The violence has damaged homes, destroyed hospitals, and made it even harder to get hold of food and medication. The UK Government must push for immediate ceasefires and sustainable peace, always ensuring women are at the heart of any negotiations, so that vital humanitarian assistance can be delivered.

The UK’s foreign policy has too often proven dangerous and incoherent – on the one hand signing a UN Security Council resolution calling for a global ceasefire, while on the other selling arms to countries that fuel conflicts, such as in Yemen.

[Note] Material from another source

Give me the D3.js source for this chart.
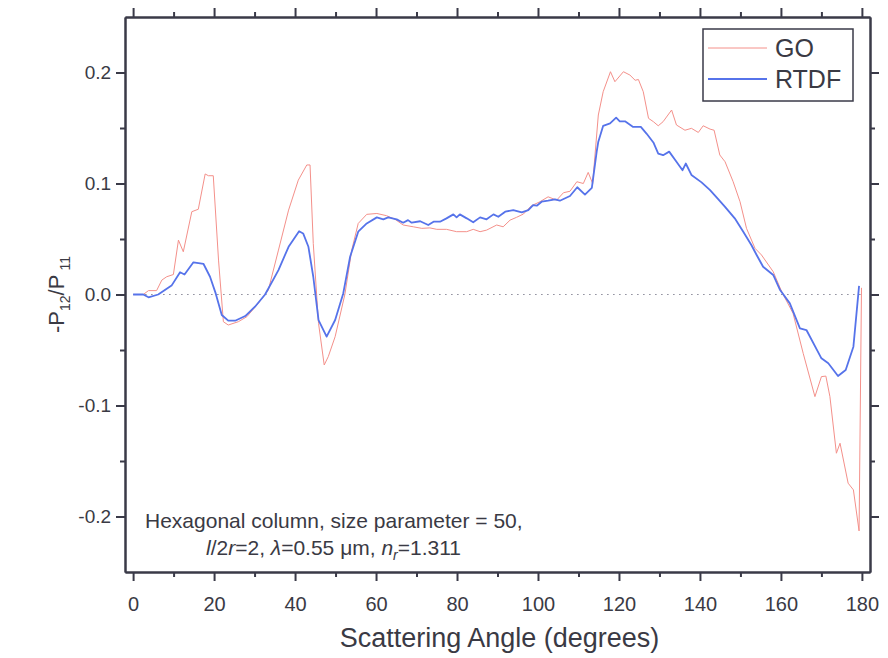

Before the pandemic, two billion people were already living in fragile and conflict-affected states. 70 million of them have been forced to leave their homes and, for some, even their families and start over somewhere else. Many millions are in refugee camps.

It is often impossible to social distance in the cramped living spaces of refugee camps making the spread of coronavirus dangerously high. Essential supplies of soap and clean water are scarce, many are sharing one tap between up to 250 people with less than 3.5 square metres of living space per person – smaller than the average UK bathroom.

The coronavirus pandemic deepens current challenges for many in conflict zones, meaning that women and men are now dodging bullets and disease - And women are facing increased risks of violence at home.

It’s time that people in countries like Yemen see a future without war and feel safe to start a journey towards an inclusive and locally-led peace.